Comme souvent, un évènement naturel peut servir de métaphore à un phénomène social. Et, pour décrire et comprendre les crises, rien de mieux que la métaphore du tremblement de terre.

D’abord, une crise économique est, comme tout tremblement de terre, le résultat d’une accumulation de déséquilibres, conséquence de mouvements longs, suivie d’une rupture brutale. Dans le cas de la géologie, la tendance longue est la dérive des continents ; dans le cas de l’économie, elle est le basculement des centres de pouvoir, d’un océan à l’autre. Ces tendances entrainent l’une et l’autre des accumulations de déséquilibres (dans un cas, géologiques ; dans un autre, financiers) se traduisant par des ruptures (dans un cas, des tremblements de terre ; dans l’autre, des crises).

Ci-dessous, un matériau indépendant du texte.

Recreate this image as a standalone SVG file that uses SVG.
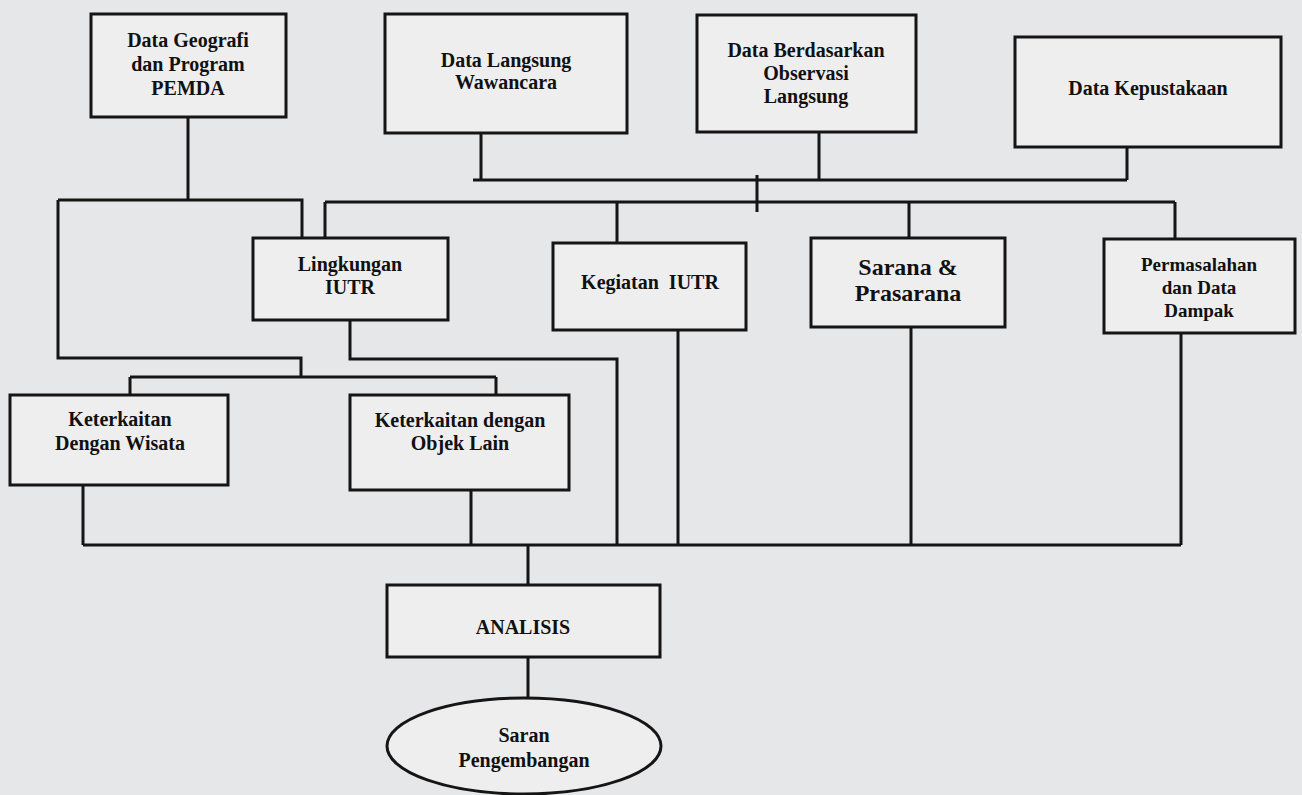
<svg xmlns="http://www.w3.org/2000/svg" width="1302" height="795" viewBox="0 0 1302 795">
<style>
.bg{fill:#e6e7e9}
.box{fill:#eeeeef;stroke:#151515;stroke-width:3}
.ln{fill:none;stroke:#151515;stroke-width:3}
text{font-family:"Liberation Serif","Times New Roman",serif;font-weight:bold;font-size:20px;fill:#111;text-anchor:middle;dominant-baseline:central}
.big{font-size:24px}
.sm{font-size:19px}
</style>
<rect class="bg" x="0" y="0" width="1302" height="795"/>
<g id="connectors">
<path class="ln" d="M481 133V180M819 132V180M1127 147V180M473 180H1127M757 175V212"/>
<path class="ln" d="M188 117V200M58 200H302V238M58 200V358H301V377"/>
<path class="ln" d="M325 202H1175M325 202V238M617 202V243M909 202V238M1175 202V239"/>
<path class="ln" d="M350 320V359H617V545"/>
<path class="ln" d="M130 377H496M130 377V395M496 377V395"/>
<path class="ln" d="M83 485V545M471 490V545M678 330V545M911 327V545M1181 333V545M83 545H1181"/>
<path class="ln" d="M528 545V585M528 657V698"/>
</g>
<g id="n-geografi">
<rect class="box" x="91" y="14" width="195" height="103"/>
<text x="188" y="40">Data Geografi</text>
<text x="188" y="64">dan Program</text>
<text x="188" y="88">PEMDA</text>
</g>
<g id="n-langsung">
<rect class="box" x="385" y="14" width="242" height="119"/>
<text x="506" y="60">Data Langsung</text>
<text x="506" y="82">Wawancara</text>
</g>
<g id="n-observasi">
<rect class="box" x="697" y="15" width="219" height="117"/>
<text x="806" y="50">Data Berdasarkan</text>
<text x="806" y="73">Observasi</text>
<text x="806" y="96">Langsung</text>
</g>
<g id="n-kepustakaan">
<rect class="box" x="1015" y="37" width="266" height="110"/>
<text x="1148" y="88">Data Kepustakaan</text>
</g>
<g id="n-lingkungan">
<rect class="box" x="253" y="238" width="195" height="82"/>
<text x="350" y="264">Lingkungan</text>
<text x="350" y="287">IUTR</text>
</g>
<g id="n-kegiatan">
<rect class="box" x="553" y="243" width="193" height="87"/>
<text x="650" y="282" xml:space="preserve">Kegiatan  IUTR</text>
</g>
<g id="n-sarana">
<rect class="box" x="811" y="238" width="194" height="89"/>
<text class="big" x="908" y="267">Sarana &amp;</text>
<text class="big" x="908" y="293">Prasarana</text>
</g>
<g id="n-permasalahan">
<rect class="box" x="1104" y="239" width="191" height="94"/>
<text class="sm" x="1199" y="264">Permasalahan</text>
<text class="sm" x="1199" y="287">dan Data</text>
<text class="sm" x="1199" y="310">Dampak</text>
</g>
<g id="n-wisata">
<rect class="box" x="10" y="395" width="218" height="90"/>
<text x="120" y="419">Keterkaitan</text>
<text x="120" y="443">Dengan Wisata</text>
</g>
<g id="n-objek">
<rect class="box" x="350" y="395" width="219" height="95"/>
<text x="460" y="420">Keterkaitan dengan</text>
<text x="460" y="443">Objek Lain</text>
</g>
<g id="n-analisis">
<rect class="box" x="387" y="585" width="273" height="72"/>
<text x="523" y="627">ANALISIS</text>
</g>
<g id="n-saran">
<ellipse class="box" cx="524" cy="746" rx="137" ry="48"/>
<text x="524" y="735">Saran</text>
<text x="524" y="760">Pengembangan</text>
</g>
</svg>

Dans les deux cas, on observe très souvent, avant la catastrophe, de l’insouciance face aux risques et un refus de prendre au sérieux les prévisions alarmistes ; on constate aussi d’extrêmes inégalités dans le traitement des victimes ; on observe d’innombrables répliques, secousses ou rechutes, prolongeant le chaos initial ; on assiste encore à une gestion chaotique des secours, et enfin à un oubli quasi immédiat, une fois l’ordre revenu, des raisons profondes du désastre.

La métaphore va plus loin encore, parce que les tremblements de terre ont un impact économique. Non seulement parce qu’ils détruisent tout, qu’ils appellent à reconstruire, et fournissent des occasions de dépenses publiques, si nécessaires, selon Keynes, à la reprise de la croissance ; mais surtout parce que vivre dans une zone de tremblement de terre est un appel constant au neuf, au changement, à l’invention. Cela conduit à l’émergence d’une culture de la vigilance, du précaire, du léger, du nomade, de l’éphémère ; à une acceptation de la modernité, condition du progrès.

Pas étonnant si, parmi les zones les plus créatives de l’humanité, on trouve au premier rang des zones sismiquement très actives : la Grèce, l’Italie, la Flandre, la Californie, le Japon, ont tous, chacun à leur tour, vécu la menace du tremblement de terre comme une incitation au changement, comme un appel à ce que les Grecs nommaient « la tyrannie du neuf ». Et Haïti a su, mieux que nul autre au monde, faire preuve de la seule créativité qui lui était financièrement accessible, la créativité culturelle ; celle qui permet de tout relativiser, dans une constante recherche du dépassement et du beau.

Il serait sage de tirer cette leçon de la tragédie d’aujourd’hui: La richesse de l’humanité vient de sa capacité à imaginer les changements et à les vivre aux mieux ; et pour cela à admettre que ne peuvent survivre que ceux qui sont capables de donner du sens à la destruction du passé ; et à comprendre que la richesse vient toujours de la « destruction créatrice » dont parlait le plus grand économiste du 20ème siècle, Joseph Schumpeter, bien plus clairvoyant que John Maynard Keynes .

Au moins, que cette épouvantable tragédie serve à cela. Et que l’on construise Haïti (qui oserait parler de « reconstruire » quand il s’agit de tels taudis ?). Pour que les Haïtiens puissent enfin faire de leur art non plus un refuge dans leur misère mais un moyen de vivre dignement leur éblouissante contribution à l’Histoire.